Whatever you have to say, however brief, I’d love to hear from you and will add any stories to this section of the site as and when I receive them. Add your comment or story under ‘Leave a Reply’ below.
Links to other articles on this pool
The local newspaper the Illawarra Mercury featured one of the pool’s swimmers in 2014
Swimming blogger Sally was at the pool in July 2014
Another local newspaper, the Kiama Independent, reported on some visitors to the pool back in 2013
Photo blogger Neil wrote about the pool in 2010 (great photos here)
Coffee, tea or milkshake after the swim?
Just behind the changing rooms above the pool is a fish and chip place, where they’ll do you a decent milkshake or a cold can of something.

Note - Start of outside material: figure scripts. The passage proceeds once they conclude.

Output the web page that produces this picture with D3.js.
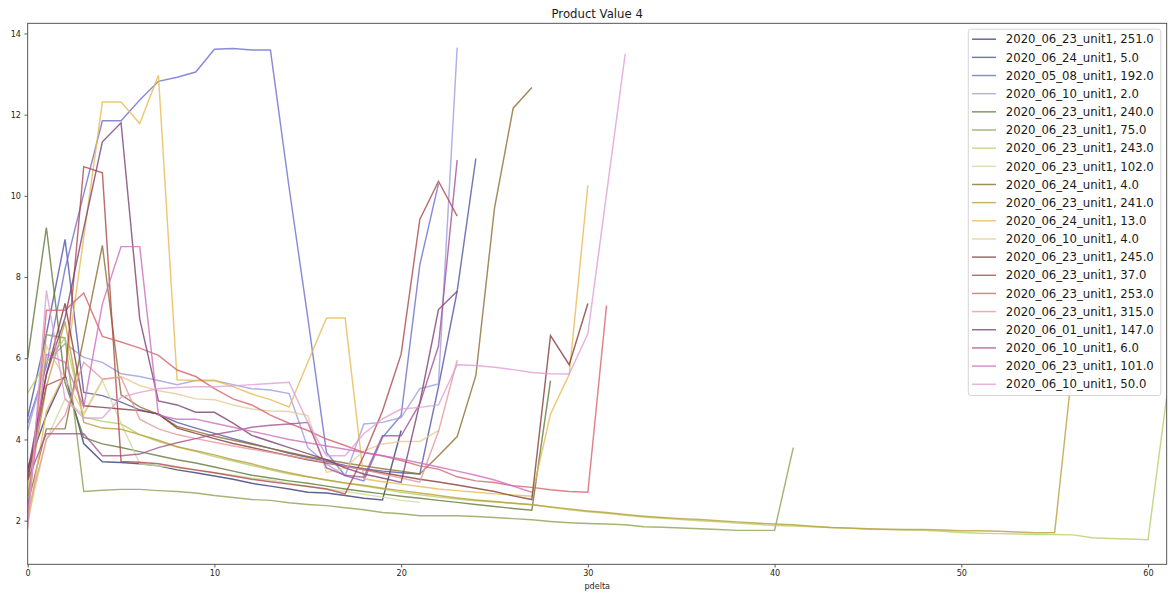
<!DOCTYPE html>
<html>
<head>
<meta charset="utf-8">
<script src="https://cdn.jsdelivr.net/npm/d3@7"></script>
<style>
  html, body { margin: 0; padding: 0; background: #fff; }
  svg { display: block; font-family: "DejaVu Sans", sans-serif; }
</style>
</head>
<body>
<svg id="chart" width="1172" height="596"></svg>
<script>
// Series labels (legend order) and their tab20b colours
const labels = [
  "2020_06_23_unit1, 251.0", "2020_06_24_unit1, 5.0", "2020_05_08_unit1, 192.0", "2020_06_10_unit1, 2.0",
  "2020_06_23_unit1, 240.0", "2020_06_23_unit1, 75.0", "2020_06_23_unit1, 243.0", "2020_06_23_unit1, 102.0",
  "2020_06_24_unit1, 4.0", "2020_06_23_unit1, 241.0", "2020_06_24_unit1, 13.0", "2020_06_10_unit1, 4.0",
  "2020_06_23_unit1, 245.0", "2020_06_23_unit1, 37.0", "2020_06_23_unit1, 253.0", "2020_06_23_unit1, 315.0",
  "2020_06_01_unit1, 147.0", "2020_06_10_unit1, 6.0", "2020_06_23_unit1, 101.0", "2020_06_10_unit1, 50.0"
];
const palette = [
  "#393b79", "#5254a3", "#6b6ecf", "#9c9ede", "#637939", "#8ca252", "#b5cf6b", "#cedb9c",
  "#8c6d31", "#bd9e39", "#e7ba52", "#e7cb94", "#843c39", "#ad494a", "#d6616b", "#e7969c",
  "#7b4173", "#a55194", "#ce6dbd", "#de9ed6"
];

// Product Value 4 per pdelta step (index = pdelta), one array per series
const s251 = [3.3, 4.6, 5.6, 3.9, 3.45, 3.43, 3.4, 3.35, 3.25, 3.18, 3.1, 3.02, 2.92, 2.85, 2.78, 2.7, 2.68, 2.62, 2.55, 2.51, 4.22];
const s5 = [4.55, 6.6, 8.93, 5.16, 5.08, 4.92, 4.73, 4.62, 4.42, 4.28, 4.15, 4.02, 3.9, 3.78, 3.66, 3.56, 3.46, 3.36, 3.28, 3.22, 3.18, 3.15, 5.3, 7.65, 10.92];
const s192 = [4.4, 5.8, 8.2, 10.05, 11.85, 11.85, 12.36, 12.82, 12.92, 13.05, 13.61, 13.63, 13.59, 13.59, 10.2, 7.0, 3.68, 3.11, 2.98, 4.05, 4.59, 8.3, 10.3];
const s2 = [4.22, 5.9, 6.36, 6.02, 5.9, 5.62, 5.55, 5.45, 5.35, 5.45, 5.45, 5.35, 5.25, 5.22, 5.13, 3.8, 3.4, 3.1, 4.38, 4.42, 4.54, 5.25, 5.37, 13.65];
const s240 = [6.0, 9.22, 5.4, 4.05, 3.89, 3.8, 3.7, 3.6, 3.5, 3.42, 3.32, 3.22, 3.12, 3.05, 2.98, 2.92, 2.85, 2.78, 2.72, 2.66, 2.6, 2.55, 2.5, 2.45, 2.4, 2.35, 2.3, 2.26, 5.45];
const s75 = [2.5, 6.58, 6.5, 2.72, 2.75, 2.77, 2.77, 2.74, 2.72, 2.68, 2.62, 2.57, 2.52, 2.5, 2.44, 2.4, 2.37, 2.32, 2.27, 2.2, 2.17, 2.12, 2.12, 2.12, 2.1, 2.08, 2.05, 2.02, 1.98, 1.95, 1.93, 1.92, 1.9, 1.85, 1.84, 1.82, 1.8, 1.78, 1.76, 1.76, 1.76, 3.8];
const s243 = [5.15, 5.9, 6.5, 4.55, 4.45, 4.38, 4.12, 3.95, 3.82, 3.7, 3.58, 3.47, 3.36, 3.25, 3.15, 3.08, 3.0, 2.92, 2.85, 2.78, 2.7, 2.64, 2.58, 2.53, 2.49, 2.46, 2.43, 2.4, 2.33, 2.27, 2.22, 2.18, 2.13, 2.09, 2.06, 2.03, 2.0, 1.97, 1.94, 1.91, 1.88, 1.87, 1.85, 1.83, 1.81, 1.79, 1.78, 1.77, 1.76, 1.74, 1.71, 1.69, 1.68, 1.67, 1.66, 1.66, 1.65, 1.58, 1.56, 1.55, 1.53, 5.05];
const s102 = [2.0, 4.0, 5.0, 4.6, 5.45, 4.4, 3.4, 3.35, 3.3, 3.24, 3.18, 3.12, 3.05, 3.0, 2.92, 2.85, 2.78, 2.72, 2.65, 2.58, 2.5, 2.45];
const s24_4 = [2.4, 4.26, 4.26, 6.5, 8.78, 5.1, 4.8, 4.62, 4.32, 4.2, 4.08, 3.98, 3.88, 3.78, 3.68, 3.58, 3.5, 3.42, 3.35, 3.28, 3.22, 3.15, 3.6, 4.07, 5.57, 9.7, 12.16, 12.67];
const s241 = [2.6, 5.3, 6.9, 4.42, 4.28, 4.25, 4.12, 3.98, 3.82, 3.72, 3.62, 3.5, 3.4, 3.28, 3.18, 3.08, 3.0, 2.93, 2.87, 2.8, 2.74, 2.68, 2.62, 2.56, 2.51, 2.47, 2.43, 2.39, 2.34, 2.29, 2.24, 2.2, 2.15, 2.11, 2.08, 2.05, 2.03, 2.0, 1.97, 1.94, 1.92, 1.9, 1.86, 1.83, 1.82, 1.8, 1.79, 1.78, 1.78, 1.77, 1.75, 1.75, 1.74, 1.72, 1.7, 1.71, 6.0];
const s13 = [1.9, 4.7, 5.63, 8.97, 12.31, 12.31, 11.78, 12.97, 5.47, 5.45, 5.45, 5.3, 5.12, 4.98, 4.8, 5.9, 6.99, 6.99, 3.03, 2.96, 2.9, 2.84, 2.78, 2.74, 2.7, 2.66, 2.63, 2.6, 4.63, 5.6, 10.26];
const s10_4 = [2.8, 6.3, 5.5, 4.65, 5.47, 5.55, 5.33, 5.2, 5.12, 5.0, 4.98, 4.85, 4.75, 4.7, 4.69, 4.59, 3.19, 3.3, 3.72, 3.89, 3.95, 3.95, 4.22];
const s245 = [3.0, 5.6, 7.35, 4.83, 4.79, 4.75, 4.71, 4.63, 4.28, 4.15, 4.02, 3.9, 3.8, 3.7, 3.6, 3.5, 3.42, 3.34, 3.26, 3.18, 3.1, 3.02, 2.95, 2.88, 2.8, 2.72, 2.61, 2.52, 6.56, 5.84, 7.35];
const s37 = [3.1, 5.33, 5.53, 10.72, 10.57, 3.46, 3.44, 3.4, 3.32, 3.25, 3.18, 3.1, 3.02, 2.96, 2.9, 2.84, 2.78, 2.66, 3.6, 4.7, 6.1, 9.42, 10.36, 9.5];
const s253 = [2.0, 7.18, 7.18, 7.61, 6.54, 6.4, 6.25, 6.07, 5.71, 5.55, 5.25, 5.0, 4.85, 4.6, 4.4, 4.22, 4.01, 3.85, 3.68, 3.6, 3.48, 3.35, 3.27, 3.08, 2.98, 2.94, 2.86, 2.82, 2.76, 2.72, 2.7, 7.3];
const s315 = [2.2, 4.0, 4.6, 5.9, 5.49, 5.53, 4.5, 4.26, 4.12, 4.02, 3.93, 3.84, 3.76, 3.68, 3.6, 3.52, 3.43, 3.34, 3.25, 3.15, 3.05, 2.95, 4.2, 5.95];
const s147 = [3.2, 5.6, 7.0, 9.2, 11.33, 11.8, 6.97, 4.95, 4.85, 4.67, 4.67, 4.4, 4.1, 3.95, 3.8, 3.65, 3.5, 3.3, 3.15, 3.05, 2.94, 4.9, 7.2, 7.65];
const s6 = [3.0, 4.14, 4.14, 4.14, 3.6, 3.6, 3.64, 3.8, 3.92, 4.02, 4.12, 4.2, 4.3, 4.35, 4.38, 4.42, 3.3, 3.12, 3.07, 4.09, 4.09, 4.88, 6.3, 10.88];
const s101 = [2.2, 6.1, 5.9, 4.8, 7.34, 8.75, 8.75, 4.6, 4.5, 4.5, 4.4, 4.3, 4.2, 4.1, 4.0, 3.92, 3.84, 3.76, 3.68, 3.6, 3.52, 3.42, 3.32, 3.22, 3.12, 3.0, 2.85, 2.7];
const s50 = [1.8, 7.67, 5.0, 4.53, 4.53, 5.04, 5.16, 5.25, 5.28, 5.3, 5.3, 5.32, 5.35, 5.38, 5.41, 4.42, 3.6, 3.6, 4.14, 4.51, 4.75, 4.79, 4.85, 5.84, 5.82, 5.78, 5.72, 5.65, 5.62, 5.61, 6.6, 10.05, 13.5];

const seriesValues = [s251, s5, s192, s2, s240, s75, s243, s102, s24_4, s241, s13, s10_4,
                      s245, s37, s253, s315, s147, s6, s101, s50];

const xTicks = [0, 10, 20, 30, 40, 50, 60];
const yTicks = [2, 4, 6, 8, 10, 12, 14];

// Layout
const plot = { left: 27.7, right: 1166.7, top: 23.3, bottom: 564.3 };
const svg = d3.select("#chart");

const x = d3.scaleLinear().domain([0, 61]).range([plot.left, plot.right]);
const y = d3.scaleLinear().domain([0.925, 14.25]).range([plot.bottom, plot.top]);

// Lines, clipped to the axes area
svg.append("clipPath").attr("id", "plotclip")
  .append("rect")
  .attr("x", plot.left).attr("y", plot.top)
  .attr("width", plot.right - plot.left).attr("height", plot.bottom - plot.top);

const line = d3.line().x((d, i) => x(i)).y(d => y(d));
svg.append("g")
  .attr("clip-path", "url(#plotclip)")
  .selectAll("path")
  .data(seriesValues)
  .join("path")
  .attr("d", d => line(d))
  .attr("fill", "none")
  .attr("stroke", (d, i) => palette[i])
  .attr("stroke-opacity", 0.8)
  .attr("stroke-width", 1.45)
  .attr("stroke-linejoin", "miter");

// Axes
const axisFont = 8.1;
const xAxis = svg.append("g")
  .attr("transform", `translate(0,${plot.bottom})`)
  .call(d3.axisBottom(x).tickValues(xTicks).tickFormat(d3.format("d")).tickSize(3.2).tickPadding(3));
const yAxis = svg.append("g")
  .attr("transform", `translate(${plot.left},0)`)
  .call(d3.axisLeft(y).tickValues(yTicks).tickFormat(d3.format("d")).tickSize(3.2).tickPadding(3.5));

[xAxis, yAxis].forEach(g => {
  g.select(".domain").remove();
  g.selectAll(".tick line").attr("stroke", "#333").attr("stroke-width", 0.8);
  g.selectAll(".tick text")
    .attr("font-family", "DejaVu Sans")
    .attr("font-size", axisFont)
    .attr("fill", "#262626");
});

// Frame
svg.append("rect")
  .attr("x", plot.left).attr("y", plot.top)
  .attr("width", plot.right - plot.left).attr("height", plot.bottom - plot.top)
  .attr("fill", "none")
  .attr("stroke", "#444")
  .attr("stroke-width", 0.9);

// Title and x label
svg.append("text")
  .attr("x", (plot.left + plot.right) / 2)
  .attr("y", 17.5)
  .attr("text-anchor", "middle")
  .attr("font-size", 11.7)
  .attr("fill", "#1a1a1a")
  .text("Product Value 4");

svg.append("text")
  .attr("x", (plot.left + plot.right) / 2)
  .attr("y", 589)
  .attr("text-anchor", "middle")
  .attr("font-size", axisFont)
  .attr("fill", "#262626")
  .text("pdelta");

// Legend
const lg = { left: 968.3, right: 1160.8, top: 29.2, bottom: 395.5, first: 39.2, step: 18.16 };
const legend = svg.append("g");
legend.append("rect")
  .attr("x", lg.left).attr("y", lg.top)
  .attr("width", lg.right - lg.left).attr("height", lg.bottom - lg.top)
  .attr("rx", 2.5).attr("ry", 2.5)
  .attr("fill", "#fff").attr("fill-opacity", 0.8)
  .attr("stroke", "#d0d0d0").attr("stroke-width", 0.9);

const entries = legend.selectAll("g.entry")
  .data(labels)
  .join("g")
  .attr("class", "entry")
  .attr("transform", (d, i) => `translate(0,${lg.first + i * lg.step})`);

entries.append("line")
  .attr("x1", 972).attr("x2", 996)
  .attr("y1", 0).attr("y2", 0)
  .attr("stroke", (d, i) => palette[i])
  .attr("stroke-opacity", 0.8)
  .attr("stroke-width", 1.45);

entries.append("text")
  .attr("x", 1005.8)
  .attr("y", 4.2)
  .attr("font-size", 11.7)
  .attr("fill", "#1a1a1a")
  .text(d => d);
</script>
</body>
</html>
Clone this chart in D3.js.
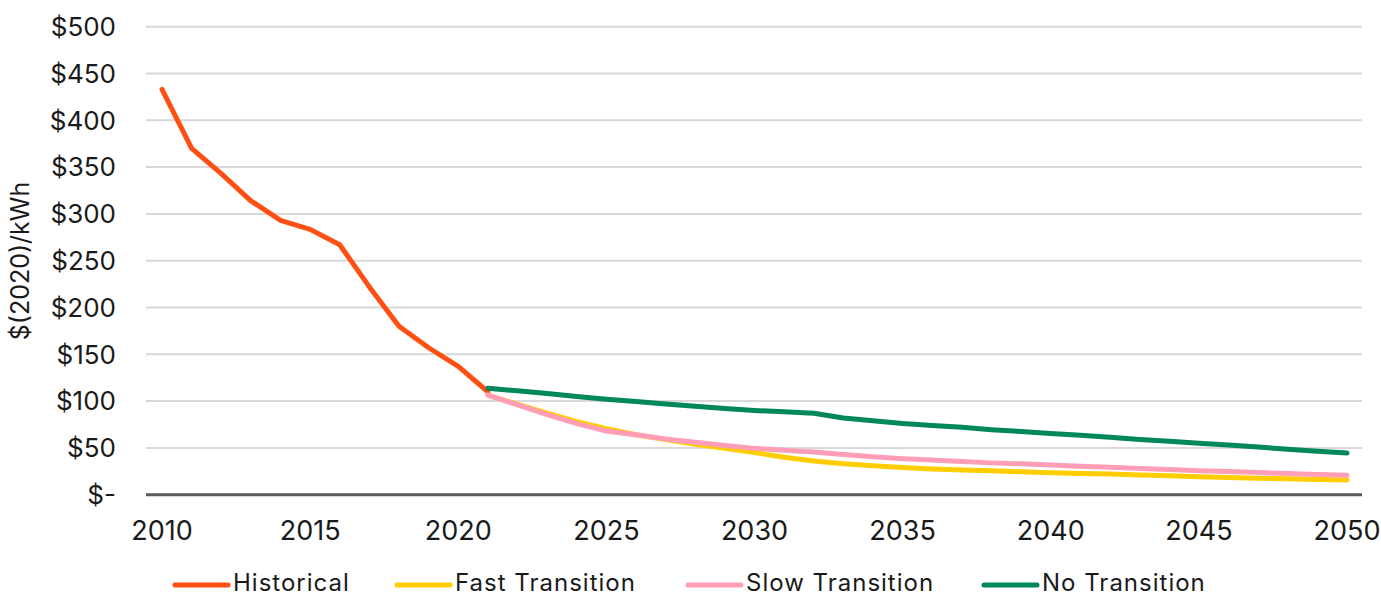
<!DOCTYPE html>
<html><head><meta charset="utf-8">
<script src="https://cdn.jsdelivr.net/npm/d3@7"></script>
<style>body{margin:0;background:#fff}svg{display:block;font-family:Inter,"Noto Sans",sans-serif}</style>
</head><body><svg id="c" width="1381" height="597"></svg>
<script>
const years = d3.range(2010, 2051);
const yTicks = [0,50,100,150,200,250,300,350,400,450,500];
const xTicks = [2010,2015,2020,2025,2030,2035,2040,2045,2050];
const histYears = d3.range(2010, 2022);
const historical = [433,370,343,314,293,283.5,267,222,180,157,137,110];
const projYears = d3.range(2021, 2051);
const fast = [106.5,96.5,87,78,70.5,64,59,54,49.5,45,40,36,33,31,29,27.5,26.5,25.5,24.5,23.5,22.7,22,21,20.2,19.3,18.5,17.7,17,16.3,15.7];
const slow = [106.5,96,85.5,76,68,64,59.5,56,52.5,49.5,47.5,45.5,43,40.5,38.5,37,35.5,34,33,31.7,30.5,29.3,28,27,25.7,24.7,23.7,22.7,21.7,20.7];
const noTrans = [113.7,111,108,105,102,99.5,97,94.5,92,90,88.5,87,82,79,76,74,72,69.5,67.5,65.5,63.5,61.5,59,57,55,53,51,48.5,46.5,44.5];
const seriesNames = ["Historical","Fast Transition","Slow Transition","No Transition"];
const colors = ["#FF4F12","#FFCD00","#FF9EB6","#00875A"];

const svg = d3.select("#c");
const x = d3.scalePoint().domain(years).range([162,1347]);
const y = d3.scaleLinear().domain([0,500]).range([494.7,26.7]);

const g = svg.append("g");
g.selectAll("line.grid").data(yTicks.filter(d=>d>0)).join("line")
 .attr("x1",146).attr("x2",1362).attr("y1",d=>y(d)).attr("y2",d=>y(d))
 .attr("stroke","#d9d9d9").attr("stroke-width",2);

// y tick labels
g.selectAll("text.yt").data(yTicks).join("text")
 .attr("x",116).attr("y",d=>y(d)).attr("dy","0.36em").attr("text-anchor","end")
 .attr("font-size",26).attr("fill","#1a1a1a")
 .text(d=> d===0 ? "$-" : "$"+d);

// x tick labels
g.selectAll("text.xt").data(xTicks).join("text")
 .attr("x",d=>x(d)).attr("y",540).attr("text-anchor","middle")
 .attr("font-size",27).attr("fill","#1a1a1a").text(d=>d);

// axis title
svg.append("text").attr("transform","translate(29,261) rotate(-90)")
 .attr("text-anchor","middle").attr("font-size",25).attr("fill","#1a1a1a").text("$(2020)/kWh");

const line = d3.line().x(d=>x(d[0])).y(d=>y(d[1]));
const data = [
 d3.zip(histYears, historical),
 d3.zip(projYears, fast),
 d3.zip(projYears, slow),
 d3.zip(projYears, noTrans)
];
data.forEach((d,i)=>{
 g.append("path").attr("d",line(d)).attr("fill","none").attr("stroke",colors[i])
  .attr("stroke-width",5).attr("stroke-linejoin","round").attr("stroke-linecap","round");
});

// x axis line
g.append("line").attr("x1",146).attr("x2",1362).attr("y1",y(0)).attr("y2",y(0))
 .attr("stroke","#595959").attr("stroke-width",3);

// legend
const legX = [175,397,688,984];
const lg = svg.append("g");
seriesNames.forEach((n,i)=>{
 lg.append("line").attr("x1",legX[i]).attr("x2",legX[i]+53).attr("y1",585).attr("y2",585)
  .attr("stroke",colors[i]).attr("stroke-width",5).attr("stroke-linecap","round");
 lg.append("text").attr("x",legX[i]+58).attr("y",591)
  .attr("font-size",24).attr("letter-spacing",1).attr("fill","#1a1a1a").text(n);
});
</script></body></html>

But for coffee or tea, it’s worth going the extra mile back into the village
For coffee: 5th Avenue Café
19 Addison Street.
Open Daily from 8am
This is my favourite café in Shellharbour, with great coffee roasted up the road in Unanderra, a good display of cakes, including muffins or banana bread (and a very nice cinnamon bagel, which is great for breakfast), and above all a friendly, cheerful welcome from the staff, who make it feel like you’re part of the village community.
There’s seating inside but also a terrace out the front, where you can sit and look down to the coast, but still feel sheltered from rain or sun.
Actually since I wrote this review, a new coffee shop in Shellharbour opened up and the coffee there is the best in town I reckon, so try: Village Fix, 3/19 Addison Street (though just round the corner in Wentworth St) and open 7 days, usually 6am-4pm.
For tea: Green Poppy Café
2/8 Addison Street
Open: – to 4pm
These guys are the real tea lovers in town. They have a good range of loose leaf teas from T2, including a Daintree Tea from northern Queensland. But they also get more specialist teas in from a local tea supplier with direct links to China – Wanling Tea House are based in Warilla, just next door to Shellharbour and do a great range of Chinese teas, from black to white via greens and oolongs.
There is also a good range of gluten-free cakes on offer here.